Kenya's Prime Minister and presidential candidate Raila Odinga addresses the crowd during peace prayers in Nairobi, Feb. 24, 2013.
Kenya's Prime Minister and presidential candidate Raila Odinga addresses the crowd during peace prayers in Nairobi, Feb. 24, 2013.
The latest polls in the Kenyan presidential election show Prime Minister Raila Odinga locked in a dead heat with Deputy Prime Minister Uhuru Kenyatta.

During the past three weeks, Odinga has given virtually the same stump speech at each of his campaign rallies around the country. He promised free primary and secondary education, improved access to healthcare and increased funds for youth entrepreneurs. He told the crowds that improving Kenya’s social programs will jump-start the country’s economy.

Odinga said he is planning to stick to the same points in the campaign’s last week, even as the latest presidential polls show he has lost his lead and dropped into a dead heat with Uhuru Kenyatta.

“Transformation of Kenya is the platform that we are using to convince the people to vote for us," Odinga said. "And I think the people are buying it. I am sure that we will be able to record victory first round.”

Opinion polls gave Deputy Prime Minister Kenyatta a victory in the country’s first-ever presidential debate earlier this month. And while Odinga is stressing his social programs, the additional seven presidential candidates share many of the same policies.

Every candidate is promising to deliver free primary and secondary education. Kenyatta is also committed to free universal health care, although he says he would roll it out first to particular groups, like pregnant mothers and HIV patients.

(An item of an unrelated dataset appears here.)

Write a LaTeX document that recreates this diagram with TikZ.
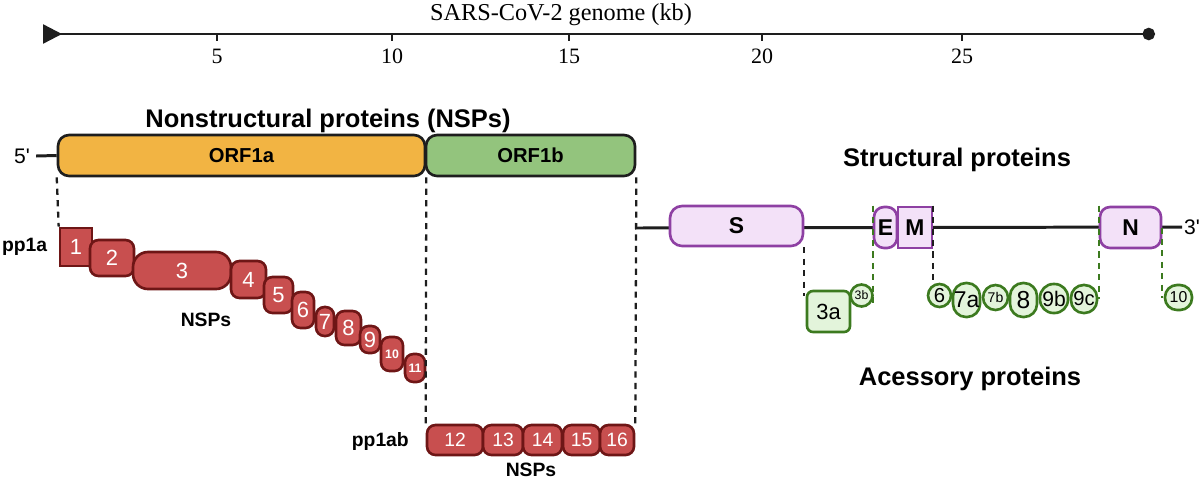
\documentclass[tikz,border=0pt]{standalone}
\usepackage{fontspec}
\setmainfont{Liberation Serif}
\setsansfont{Liberation Sans}
\usetikzlibrary{arrows.meta,positioning}

\definecolor{ink}{HTML}{1E1E1E}
\definecolor{orfa}{HTML}{F2B443}
\definecolor{orfb}{HTML}{93C47D}
\definecolor{nspfill}{HTML}{C84F4F}
\definecolor{nspline}{HTML}{6E1616}
\definecolor{strfill}{HTML}{F3E1F8}
\definecolor{strline}{HTML}{8E40A3}
\definecolor{accfill}{HTML}{E3F4DB}
\definecolor{accline}{HTML}{3C7A1F}

\begin{document}
\begin{tikzpicture}[x=0.02cm, y=-0.02cm,
    gene/.style={draw=ink, line width=1.5pt, rounded corners=0.22cm, inner sep=0pt,
      minimum height=0.82cm, font=\sffamily\bfseries\fontsize{11.5}{12}\selectfont},
    nsp/.style={draw=nspline, fill=nspfill, line width=1.5pt, rounded corners=0.17cm,
      inner sep=0pt, text=white, font=\sffamily\fontsize{12.5}{13}\selectfont},
    struct/.style={draw=strline, fill=strfill, line width=1.5pt, inner sep=0pt,
      minimum height=0.82cm, font=\sffamily\bfseries\fontsize{13}{13}\selectfont},
    acc/.style={draw=accline, fill=accfill, line width=1.5pt, inner sep=0pt,
      font=\sffamily\fontsize{12}{12}\selectfont},
    heading/.style={font=\sffamily\bfseries\fontsize{14.5}{15}\selectfont},
    lbl/.style={font=\sffamily\bfseries\fontsize{11}{11}\selectfont},
    guide/.style={draw=ink, line width=1.3pt, dash pattern=on 3.5pt off 3pt},
    accguide/.style={guide, draw=accline},
    genome/.style={draw=ink, line width=1.7pt}]
    \useasboundingbox (0,0) rectangle (1200,481);

    % genome axis
    \coordinate (ax0) at (43,34);
    \coordinate (ax1) at (1155,34);
    \draw[ink, line width=1.4pt, {Triangle[reversed,length=0.38cm,width=0.38cm]}-{Circle[length=0.25cm]}] (ax0) -- (ax1);
    \foreach \x/\k in {217/5,392/10,569/15,762/20,962/25} {
        \draw[ink, line width=1.4pt] (\x,34) -- (\x,41);
        \node (tick\k) at (\x,56) {\fontsize{12.5}{13}\selectfont\k};
    }
    \node (axtitle) at (561,15) {\fontsize{13.8}{14}\selectfont SARS-CoV-2 genome (kb)};

    % ORFs
    \node[heading] (nsptitle) at (328,121) {Nonstructural proteins (NSPs)};
    \node[font=\sffamily\fontsize{12}{12}\selectfont] (five) at (22,156) {5\textquotesingle};
    \node[gene, fill=orfa, minimum width=7.34cm] (orfa) at (241.5,155.5) {ORF1a};
    \node[gene, fill=orfb, minimum width=4.18cm] (orfb) at (530.5,155.5) {ORF1b};
    \draw[genome] (five.east) -- (orfa.west);

    % pp1a
    \node[lbl, anchor=west, inner sep=1pt] (pp1a) at (0,247) {pp1a};
    \node[nsp, rounded corners=0pt, minimum width=0.64cm, minimum height=0.76cm] (nsp1) at (76,247) {1};
    \node[nsp, minimum width=0.88cm, minimum height=0.72cm] (nsp2) at (112,258) {2};
    \node[nsp, rounded corners=0.3cm, minimum width=1.96cm, minimum height=0.74cm] (nsp3) at (182,270.5) {3};
    \node[nsp, minimum width=0.70cm, minimum height=0.74cm] (nsp4) at (248.5,279.5) {4};
    \node[nsp, minimum width=0.58cm, minimum height=0.72cm] (nsp5) at (278.5,295) {5};
    \node[nsp, minimum width=0.44cm, minimum height=0.72cm] (nsp6) at (303,310) {6};
    \node[nsp, minimum width=0.36cm, minimum height=0.58cm] (nsp7) at (325,321.5) {7};
    \node[nsp, minimum width=0.50cm, minimum height=0.68cm] (nsp8) at (348.5,328) {8};
    \node[nsp, minimum width=0.40cm, minimum height=0.54cm] (nsp9) at (370,339.5) {9};
    \node[nsp, minimum width=0.44cm, minimum height=0.68cm, font=\sffamily\bfseries\fontsize{7}{7}\selectfont] (nsp10) at (392,354) {10};
    \node[nsp, minimum width=0.40cm, minimum height=0.56cm, font=\sffamily\bfseries\fontsize{7}{7}\selectfont] (nsp11) at (415,368) {11};
    \node[lbl] (nspsa) at (206,320) {NSPs};

    % pp1ab
    \node[lbl, anchor=east] (pp1ab) at (415,441) {pp1ab};
    \node[nsp, minimum width=1.12cm, minimum height=0.60cm, font=\sffamily\fontsize{11}{11}\selectfont] (nsp12) at (455,440) {12};
    \node[nsp, minimum width=0.80cm, minimum height=0.60cm, font=\sffamily\fontsize{11}{11}\selectfont] (nsp13) at (503,440) {13};
    \node[nsp, minimum width=0.78cm, minimum height=0.60cm, font=\sffamily\fontsize{11}{11}\selectfont] (nsp14) at (542.5,440) {14};
    \node[nsp, minimum width=0.74cm, minimum height=0.60cm, font=\sffamily\fontsize{11}{11}\selectfont] (nsp15) at (581.5,440) {15};
    \node[nsp, minimum width=0.68cm, minimum height=0.60cm, font=\sffamily\fontsize{11}{11}\selectfont] (nsp16) at (617,440) {16};
    \node[lbl] (nspsb) at (531,470) {NSPs};

    \draw[guide] (orfa.south west) -- (nsp1.north west);
    \draw[guide] (orfa.south east) -- (nsp12.north west);
    \draw[guide] (orfb.south east) -- (nsp16.north east);

    % structural proteins
    \node[heading] (strtitle) at (957,160) {Structural proteins};
    \coordinate (g0) at (635,228);
    \node[anchor=west, inner sep=1pt, font=\sffamily\fontsize{12}{12}\selectfont] (three) at (1182,227) {3\textquotesingle};
    \draw[genome] (g0) -- (three.west);
    \node[struct, rounded corners=0.24cm, minimum width=2.66cm, minimum height=0.80cm] (s) at (736.5,226) {S};
    \node[struct, rounded corners=0.2cm, minimum width=0.46cm] (e) at (885.5,227.5) {E};
    \node[struct, minimum width=0.68cm] (m) at (915,227.5) {M};
    \node[struct, rounded corners=0.2cm, minimum width=1.22cm] (n) at (1130.5,227.5) {N};

    % accessory proteins
    \node[acc, rounded corners=0.12cm, minimum width=0.86cm, minimum height=0.82cm, font=\sffamily\fontsize{12.5}{13}\selectfont] (a3a) at (828.5,311.5) {3a};
    \node[acc, circle, minimum size=0.44cm, font=\sffamily\fontsize{7}{7}\selectfont] (a3b) at (861.5,295.5) {3b};
    \node[acc, circle, minimum size=0.46cm, font=\sffamily\fontsize{11.5}{12}\selectfont] (a6) at (939.5,295.5) {6};
    \node[acc, rounded corners=0.26cm, minimum width=0.54cm, minimum height=0.68cm, font=\sffamily\fontsize{13}{13}\selectfont] (a7a) at (966.5,300) {7a};
    \node[acc, circle, minimum size=0.50cm, font=\sffamily\fontsize{8}{8}\selectfont] (a7b) at (995.5,297.5) {7b};
    \node[acc, rounded corners=0.26cm, minimum width=0.54cm, minimum height=0.68cm, font=\sffamily\fontsize{14}{14}\selectfont] (a8) at (1023.5,300) {8};
    \node[acc, rounded corners=0.27cm, minimum width=0.56cm, minimum height=0.58cm] (a9b) at (1054,298.5) {9b};
    \node[acc, rounded corners=0.25cm, minimum width=0.52cm, minimum height=0.56cm, font=\sffamily\fontsize{11.5}{12}\selectfont] (a9c) at (1084,299) {9c};
    \node[acc, rounded corners=0.24cm, minimum width=0.54cm, minimum height=0.50cm, font=\sffamily\fontsize{9}{9}\selectfont] (a10) at (1178.5,297.5) {10};
    \node[heading] (acctitle) at (970,379) {Acessory proteins};

    \draw[guide] (s.south east) -- (s.south east |- a3b.center);
    \draw[accguide] (e.north west) -- (e.north west |- a3b.south);
    \draw[guide] (m.north east) -- (m.north east |- a6.north);
    \draw[accguide] (n.north west) -- (n.north west |- a9c.east);
    \draw[accguide] (n.east) -- (n.east |- a10.west);
\end{tikzpicture}
\end{document}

And between the two front-runners, Kenyatta’s manifesto offers a more detailed program for encouraging youth job creation, a key issue in a country with high youth unemployment

But in Kenya, where recent presidential elections have fallen largely along ethnic lines, Odinga said he is hoping to attract a broader base of support than his rivals. He promised voters he will equally distribute the local funding needed to improve social programs. And an instant poll after the debate ranked Odinga first on the issue of giving more control to local leaders.

“We want to bring the face of Kenya and this is the movement which is doing it," Odinga said. "To unite the people across the country and be able to actually inspire them that Kenya can do better. In the past Kenya has always been complacent ... What I am trying to do is inspire them to aim higher.”

After Monday night's second and final presidential debate, Odinga will hit the road for a last week of campaigning. He plans to travel northeast before wrapping up in his political stronghold of western Kenya.